5 Kasım 2015 Perşembe

GÜZEL AŞKLAR HALA VAR




Sevgili dostlarım

Sekiz ay zarfında binlerce mesaj aldım sizlerden. Bazılarına bire bir cevap verdim. Bazılarına telefonla cevap verdim, bazılarına ise toplu cevap vermek zorunda kaldım. Bu arada bu mesajların büyük bir çoğunluğu bayan okuyucularımdan geliyordu.

Mesajların çok büyük bir bölümünde Yasemin ile olan birlikteliğimizin adeta bir efsane olduğu, artık dünyamızda böyle aşkların kalmadığı, bizim aşkımızın bir aşk masalı olduğu vurgulanıyor hatta böyle aşkların sadece filmlerde kaldığı yazıyordu.

Güzel dostlarım benim, böyle aşklar var. Her yerde var. Onlarca, yüzlerce, binlerce, on binlerce, hatta milyonlarca var. Allah neden hala kıyameti koparmadı sanıyorsunuz? İşte bu güzel insanlar, onların birbirine karşı, dünyaya, yaratana karşı sergiledikleri sevgi saygı ve duruşları yüzünden. İşte hala bu güzel insanlar olduğu için Allah dünyayı yok etmeye kıyamıyor, inanın bana. Bu gün hala hayattaysak ve dünya hala yerinde duruyorsa, kıyamet kopmadıysa bunu işte o insanlara borçluyuz.

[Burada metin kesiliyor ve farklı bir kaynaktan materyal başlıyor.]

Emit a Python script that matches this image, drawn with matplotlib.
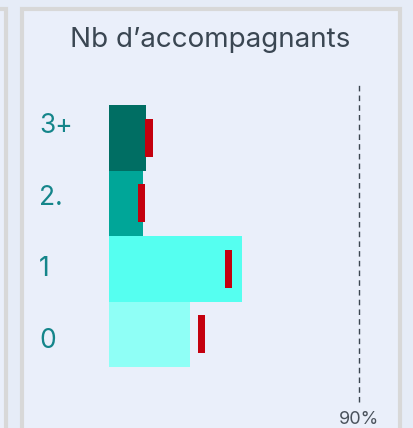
import matplotlib
matplotlib.use("Agg")
import matplotlib.pyplot as plt
from matplotlib.patches import Rectangle

# Data
categories = ["0", "1", "2.", "3+"]
shares = [29.3, 48.0, 12.1, 13.2]          # bar values (%)
reference = [33.3, 42.9, 11.7, 14.4]       # red markers (%)
bar_colors = ["#8ffff6", "#55fff0", "#00a698", "#006e63"]
target = 90

plt.rcParams['font.family'] = ['Inter', 'DejaVu Sans']

fig = plt.figure(figsize=(4.13, 4.28), dpi=100)
fig.patch.set_facecolor("#e6ecf7")

W, H = 413.0, 428.0

# panel frames (this one and the edge of the neighbouring one)
fig.add_artist(Rectangle((22 / W, -0.05), (400 - 22) / W, (H - 9) / H + 0.05,
                         transform=fig.transFigure, facecolor="#eaeffa",
                         edgecolor="#d8d8d8", linewidth=3.0, zorder=0))
fig.add_artist(Rectangle((-0.2, -0.05), 0.2 + 6 / W, (H - 9) / H + 0.05,
                         transform=fig.transFigure, facecolor="#eaeffa",
                         edgecolor="#d8d8d8", linewidth=3.0, zorder=0))

ax = fig.add_axes([109 / W, (H - 367) / H, 278 / W, 262 / H])
ax.set_facecolor("none")

y = range(len(categories))
ax.barh(y, shares, height=1.0, color=bar_colors, zorder=2)
ax.barh(y, [2.7] * len(reference), left=[r - 1.35 for r in reference],
        height=0.58, color="#c4000e", zorder=3)

ax.set_xlim(0, 100)
ax.set_ylim(-0.5, 3.5)
ax.plot([target, target], [-1.03, 3.84], linestyle=(0, (4, 3)), color="#3c4650",
        linewidth=1.0, clip_on=False, zorder=1)
ax.text(target, -1.3, f"{target}%", ha="center", va="center", fontsize=13,
        color="#4a525c", clip_on=False)

for i, cat in enumerate(categories):
    ax.text(-0.252, 0.099 + i * 0.2737, cat, transform=ax.transAxes, ha="left",
            va="center", fontsize=19, color="#14858a")

ax.set_xticks([])
ax.set_yticks([])
for s in ax.spines.values():
    s.set_visible(False)

fig.text(210 / W, 1 - 40 / H, "Nb d’accompagnants", ha="center", va="center",
         fontsize=20, color="#3a4652")

fig.savefig("out.png", dpi=100, facecolor=fig.get_facecolor())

Asırlardır insanlar vahşete, negatifliğe ve kötü olaylara odaklandırıldılar. Dünyanın her ülkesinde bu sistem uygulandı asırlardır ve yerleştirildi. Çünkü güzel, iç açıcı olaylar maalesef ilgi çekmiyor. Mesela muhteşem bir evlilik yapmış çocukları torunları olmuş, namuslu, dürüst bir hayat yaşamış bir çift kimsenin dikkatini çekmiyor ama bunlardan biri cinnet getirip de ötekini öldürür veya yaralarsa hemen haber oluyor. İşte maalesef dünya böyle çalışıyor.

Eğer kendinizi bu negatif bakış ve odaklamadan kurtarır da etrafınıza başka gözle bakarsanız, bir yığın mutlu, birlikte hayat mücadelesi veren, birbirleri için yaşayan, birbirini hakikaten çok seven insanı fark edersiniz. Bu hakikaten neye odaklandığınıza bağlı. Mesela bu şuna çok benziyor; Yeni bir araba almaya karar veriyorsunuz ve o güne kadar hiç almayı veya kullanmayı düşünmediğiniz bir araba üzerinde karar kılıyorsunuz. Birden etrafınıza baktığınız da binlerce insanın o sizin almaya karar verdiğiniz arabadan kullandığını fark ediyor hayret ediyorsunuz. İşte aynen böyle. Neye odaklandığınıza bağlı.

Şimdi resmimize iyi bakın. Üçümüzün yüzünü de inceleyin. Hiç kötü düşünen veya kötülük gelecek insanlara benziyormuyuz? Yüzü aynasıdır insanın. Üzüntülerini, güzelliklerini, dertlerini, sevinçlerini, hüsranlarını, hayal kırıklıklarını, sevgilerini, hoyratlıklarını, sahtekarlıklarını, caniliklerini, puştluklarını, bencilliklerini, yalancılıklarını hep yüzlerinde taşır insanlar.

Bir çift gören göz bütün bunları görür. Ya sarılır, ya uzak durur. İşte bunu görmeyen, göremeyen veya görmek istemeyen insanları hayat bir karadul örümceği gibi avlar, zevkini çıkarır sonra da posasını çıkarır atar.

Sağımda ki kardeşim Besim, solumdaki tatlı kız da eşi Benay. Allah ağızlarının tadını bozmasın. O kadar mutlu, o kadar iyi anlaşıyorlar ki. Onlar da hayatı birlikte, paylaşarak, mücadele ederek birbirleri için yaşıyorlar. Yaseminle taşıdığımız bayrağı gözü kapalı devredeceğimiz ve gözümüzün katiyetle arkada kalmayacağı bir çift işte. İnanın bana şöyle bir kalp gözünüzle baktığınızda Besim ve Benay çifti gibi birçok büyük aşk yaşayan insanların farkına varacaksınız, inanın bana.

Benim hala ümidim var. Ben hala, her şeye rağmen sonunda dünyayı sevginin kurtaracağına inanıyorum. Siz de inanın.